Status
- Historical comparison artifact retained for context.
- Many gaps listed here have been closed by the current implementation.
- Use this file as a prototype-to-target delta reference, not as the live implementation status source.
- For current state, use
Execution_Progress.md, Implementation_Roadmap.md, and governance/Agent_Work_Queue.yaml.
A. Architecture and Boundaries
- Current: single large backend module mixing auth, billing, provisioning, storage, Stripe, WS.
- Gap: needs domain boundaries and clearer service/module split.
B. Data Durability and Consistency
- Current: JSON file persistence with backup snapshots.
- Gap: migrate to relational DB with transactions, constraints, indexes, and migrations.
C. Security
- Current:
- localStorage token storage
- query token for SSH key download
- plaintext credentials in env files
- Gap:
- secure session strategy
- token scope and TTL tightening
- KMS/secret manager and key rotation
- audited admin/provisioning actions
D. Billing and Payments Integrity
- Current:
- periodic cost deduction mutates user balance directly
- refund route is internal credit, not true Stripe refund
- Gap:
- immutable ledger-based accounting
- reconciliation jobs
- strict idempotency and compensation paths
E. Realtime and WS Contract
- Current:
- one WS endpoint used for terminal
- frontend also tries to use same endpoint for global notifications without allocId
- Gap:
- separate channels/protocols for terminal and notifications
- explicit schemas and heartbeat/reconnect strategy
F. Provisioning Reliability
- Current:
- DB updates and SSH actions can diverge on partial failure
- Gap:
- state machine + job queue + retries + compensation rules
- idempotent provisioning commands
G. Observability and Operations
- Current: console logging and
/healthz only.
- Gap:
- structured logs, metrics, tracing
- alerting and SLOs
- audit event streams
H. UX and Product Completeness
- Current:
- scheduler and storage purchase flows are placeholders
- long single component UI (
App.jsx) with mixed concerns
- Gap:
- finalized UX specs and reusable UI architecture
- end-to-end states and copy standards
I. Code-Verified Prototype Defects (Do Not Replicate)
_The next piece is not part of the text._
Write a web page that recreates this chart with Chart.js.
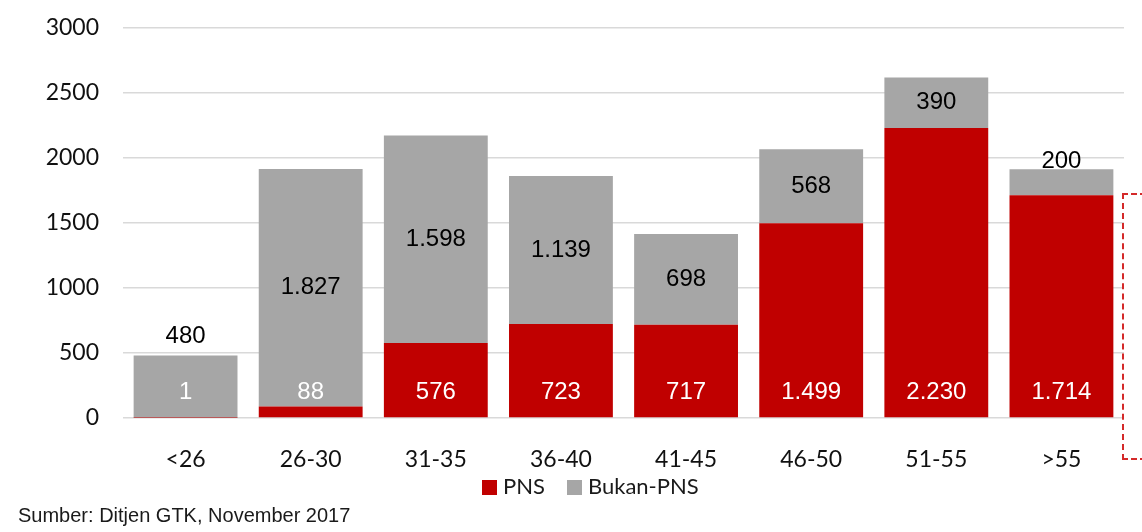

- Duplicate function definition:
releaseLinuxUserAccess is defined twice in backend/src/server.js (shadowing risk, migration noise).
- Terminal privilege model coupling:
- terminal access depends on shared node-admin SSH credentials and
sudo -iu <user> behavior on nodes.
- this creates operational fragility around credential rotation and sudo policy drift.
- Sync file I/O data access pattern:
- prototype
getDb() reads JSON synchronously on request paths.
- any equivalent full-state-per-request pattern is non-viable in production.
- API payload contamination:
- SKU API responses currently leak UI styling fields (
color, bg), forcing weak schema contracts.
- Naming/behavior mismatch:
- prototype admin
refund route performs internal balance credit, not provider-side Stripe refund.
Recommended Hardening Order
- Data model + Postgres migration + ledger model.
- Provisioning/billing state machines and background workers.
- Auth/session/security hardening.
- WS split and realtime contract cleanup.
- Observability + audit logging.
- UX cleanup and production-ready interaction patterns.